Now you are suppose to check if there are more numbers with this property. That is, double a given number with k digits, you are to tell if the resulting number consists of only a permutation of the digits in the original number.
Input Specification:
Each input file contains one test case. Each case contains one positive integer with no more than 20 digits.
Output Specification:
For each test case, first print in a line "Yes" if doubling the input number gives a number that consists of only a permutation of the digits in the original number, or "No" if not. Then in the next line, print the doubled number.
Sample Input:
1234567899
Sample Output:
Yes
2469135798题解1:
先把数据用string类型读入。
每计算一位数,记录原来数据的该位数个数和新数据的该位数个数,使用count数组计数。
判断两个数据的位数是否相等。

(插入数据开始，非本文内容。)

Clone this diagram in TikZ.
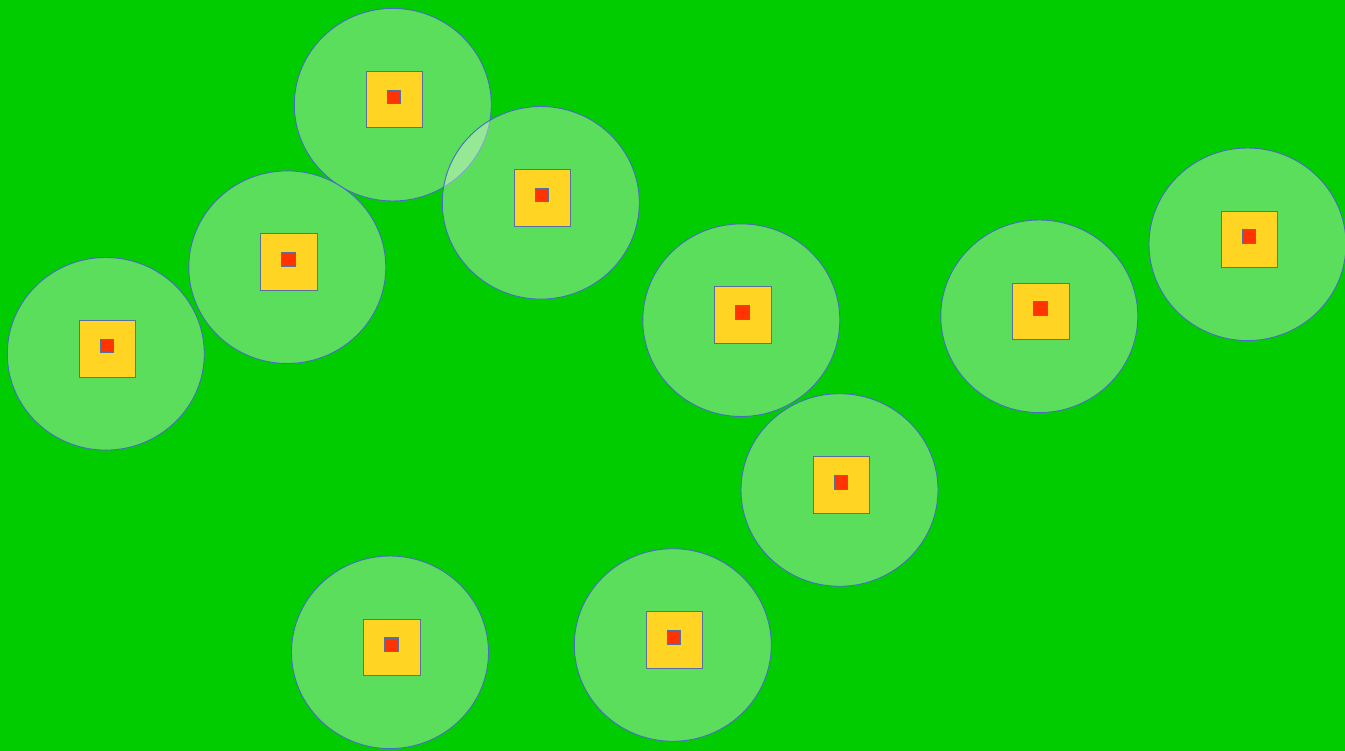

如果不相等,直接输出“No”,同时输出最高位。
如果位数相等,判断每个数字的个数是否相等。如果不相等,输出“No”,否则输出“Yes”。
输出新数据的其他位数。
源代码1:
#include <iostream>
#include <string>
using namespace std;
int main()
{
string num;
int res[20] = { 0 };
int i, j;
int temp, digit,len;
int count[2][10] = { 0 };
cin >> num;
len = num.size();
digit = 0;
j = 0;
for (i = len-1; i>=0; i--)
{
count[0][num[i] - '0']++;
temp = (num[i] - '0') * 2 + digit;
digit = temp / 10;
temp = temp % 10;
res[j++] = temp;
count[1][temp]++;
}
if (digit)
{
cout << "No" << endl;
cout << digit;
}
else
{
for (i = 0; i < 10; i++)
{
if (count[0][i] != count[1][i])
break;
}
if (i < 10)
cout << "No" << endl;
else
cout << "Yes" << endl;
}
for (i = j - 1; i >= 0; i--)
cout << res[i];
return 0;
}
题解2:
重复上述操作。唯一不同的是,不是单独计数两个数据的每个数字的个数,而是用新数据的个数减去旧数据的个数。最后判断count的每位数是否为0。如果为0,则说明两个数据的每个数字的个数相等。
源代码2:
#include <iostream>
#include <string>
using namespace std;
int main()
{
string num;
int res[20] = { 0 };
int i, j;
int temp, digit,len;
int count[10] = { 0 };
cin >> num;
len = num.size();
digit = 0;
j = 0;
for (i = len-1; i>=0; i--)
{
count[num[i] - '0']++;
temp = (num[i] - '0') * 2 + digit;
digit = temp / 10;
temp = temp % 10;
res[j++] = temp;
count[temp]--;
}
if (digit)
{
cout << "No" << endl;
cout << digit;
}
else
{
for (i = 0; i < 10; i++)
{
if (count[i] != 0)
break;
}
if (i < 10)
cout << "No" << endl;
else
cout << "Yes" << endl;
}
for (i = j - 1; i >= 0; i--)
cout << res[i];
return 0;
}